VM causing ESX host to become isolated

We have four ESX 3.5U4 hosts setup in a cluster with HA and DRS configured. This cluster has been running fine for the last couple of weeks (it's only in test at present) with only a handful of VMs running on it. Today we did a V2V of a VMWare Server image (Windows 2003) which completed fine, but when we boot this VM the ESX host becomes isolated from the network. So one faulty VM is taking out the entire host! If we leave DRS on Fully Automatic the VM is then moved to another host which then becomes isolated too etc. Not good!

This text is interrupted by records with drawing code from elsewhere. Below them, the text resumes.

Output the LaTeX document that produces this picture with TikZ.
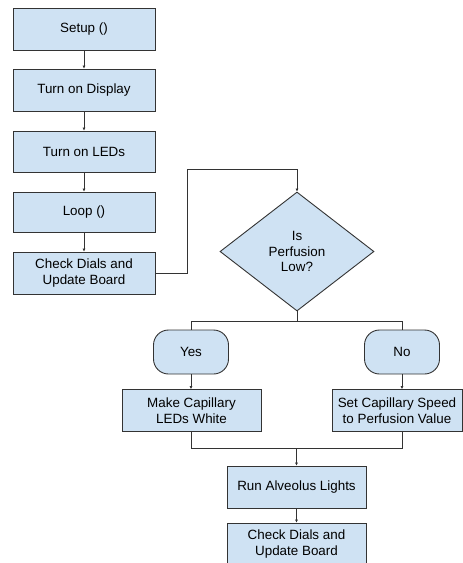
\documentclass[tikz,border=0pt]{standalone}
\usepackage{fontspec}
\setmainfont{Liberation Sans}
\usetikzlibrary{shapes.geometric,arrows.meta}
\definecolor{boxfill}{HTML}{CFE2F3}
\definecolor{edge}{HTML}{333333}
\tikzset{
  x=1pt, y=-1pt,
  box/.style={draw=edge, fill=boxfill, line width=0.9pt, minimum width=140pt,
    minimum height=42pt, inner sep=1pt, align=center, font=\fontsize{13.4}{15.5}\selectfont},
  decision/.style={draw=edge, fill=boxfill, line width=0.9pt, shape=diamond,
    minimum width=154pt, minimum height=119pt, inner sep=0pt, align=center,
    font=\fontsize{13.4}{15.5}\selectfont},
  terminal/.style={draw=edge, fill=boxfill, line width=0.9pt, rounded corners=15pt,
    minimum width=75pt, minimum height=44pt, inner sep=1pt, align=center,
    font=\fontsize{13.4}{15.5}\selectfont},
  link/.style={draw=edge, line width=0.8pt},
  flow/.style={link, -{Latex[length=3pt,width=3pt]}}
}
\begin{document}
\begin{tikzpicture}
\useasboundingbox (0,0) rectangle (463,563);
\clip (0,0) rectangle (463,563);

% left column
\node[box, minimum width=142pt] (setup)   at (84,29)   {Setup ()};
\node[box, minimum width=142pt] (display) at (84,90)   {Turn on Display};
\node[box, minimum width=142pt, minimum height=41pt] (leds) at (84,151.5) {Turn on LEDs};
\node[box, minimum width=142pt, minimum height=40pt] (loop) at (84,212) {Loop ()};
\node[box, minimum width=142pt] (check1)  at (84,273)  {Check Dials and\\Update Board};

% decision
\node[decision] (dia) at (297,251.5) {Is\\Perfusion\\Low?};

% branches
\node[terminal] (yes) at (191,352) {Yes};
\node[terminal] (no)  at (402,352) {No};
\node[box, minimum width=139pt] (make) at (191.5,410.5) {Make Capillary\\LEDs White};
\node[box, minimum width=130pt] (set)  at (397,410.5)   {Set Capillary Speed\\to Perfusion Value};

% tail
\node[box, minimum width=139pt] (run)    at (296.5,487) {Run Alveolus Lights};
\node[box, minimum width=139pt] (check2) at (296.5,544) {Check Dials and\\Update Board};

% straight arrows
\draw[flow] (setup) -- (display);
\draw[flow] (display) -- (leds);
\draw[flow] (leds) -- (loop);
\draw[flow] (loop) -- (check1);

% loop-back to the decision
\coordinate (up) at (187,169);
\draw[flow] (check1.east) -| (up) -| (dia.north);

% split below decision
\coordinate (split) at (297,321);
\draw[link] (dia.south) -- (split);
\draw[link] (split) -| (yes.north);
\draw[link] (split) -| (no.north);
\draw[flow] (yes.south) -- (make.north -| yes.south);
\draw[flow] (no.south) -- (set.north -| no.south);

% merge
\coordinate (mergeL) at (191,448);
\coordinate (mergeR) at (402,448);
\coordinate (merge)  at (296.5,448);
\draw[link] (make.south -| mergeL) -- (mergeL) -- (mergeR) -- (set.south -| mergeR);
\draw[flow] (merge) -- (run.north);
\draw[flow] (run) -- (check2);
\end{tikzpicture}
\end{document}
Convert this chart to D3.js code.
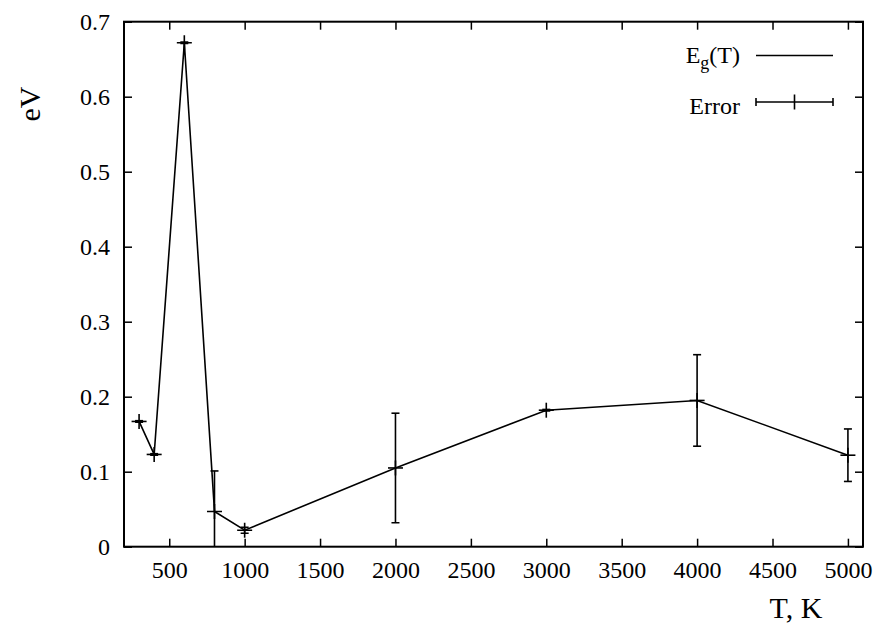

Logging onto the local console of an isolated host, it looks as if the ESX server is still running fine but has lost access to the network. We have two vSwitches - the first has two portgroups (one for Service Console and one for VM traffic, both using VLAN tagging and with two pNICs attached as active/active), and the second has a few portgroups for NFS and iSCSI storage (and also two pNICs). When the host networking fails, we can still ping the storage but lose access to the default gateway on the Service Console etc and all VM networks. I've tried 'service network restart' to no avail, and both ifconfig and 'esxcfg-nics -l' show all interfaces as up. The h/w is an HP BL460 G6 blade (latest generation) with HP switches in the back of the bladechassis. The HP switches also think the respective ports are active, and doing a 'shut/no shut' doesn't get the network access back nor does 'ifconfig vmnic0 up'. The only way we've found to recover the ESX host is to reboot it, at which point the networking works fine again. Until we boot this particular VM that is - it's reproducible at least. Starting the VM in safe mode works OK, so I'm guessing it's a driver issue conflicting with ESX. We've logged a call with VMWare, but the fact that a rogue VM can take out an entire host is very worrying.

I'm going to try updating the VMTools next. /var/log/messages doesn't show anything useful (that I could see).

Anyone seen this before? Got any ideas how to troubleshoot? I

0 Kudos
2 Replies
weinstein5
Immortal
Immortal

Have checked simple things like what are the respective IP addresses of the VM and the Service Console port -

If you find this or any other answer useful please consider awarding points by marking the answer correct or helpful

If you find this or any other answer useful please consider awarding points by marking the answer correct or helpful
0 Kudos
edgrigson
Enthusiast
Enthusiast

I have, although they can't clash as they're in different VLANs with no routing between them. Even if they were the same, you wouldn't expect the VM to knock out the Service Console - I'd expect the VM to note the IP conflict as usual and not assign an IP. It's definately network related because if I remove the vNIC from the VM and start it up it's ok, but when I readd a vNIC I'm back to isloating the host. Any other ideas?

0 Kudos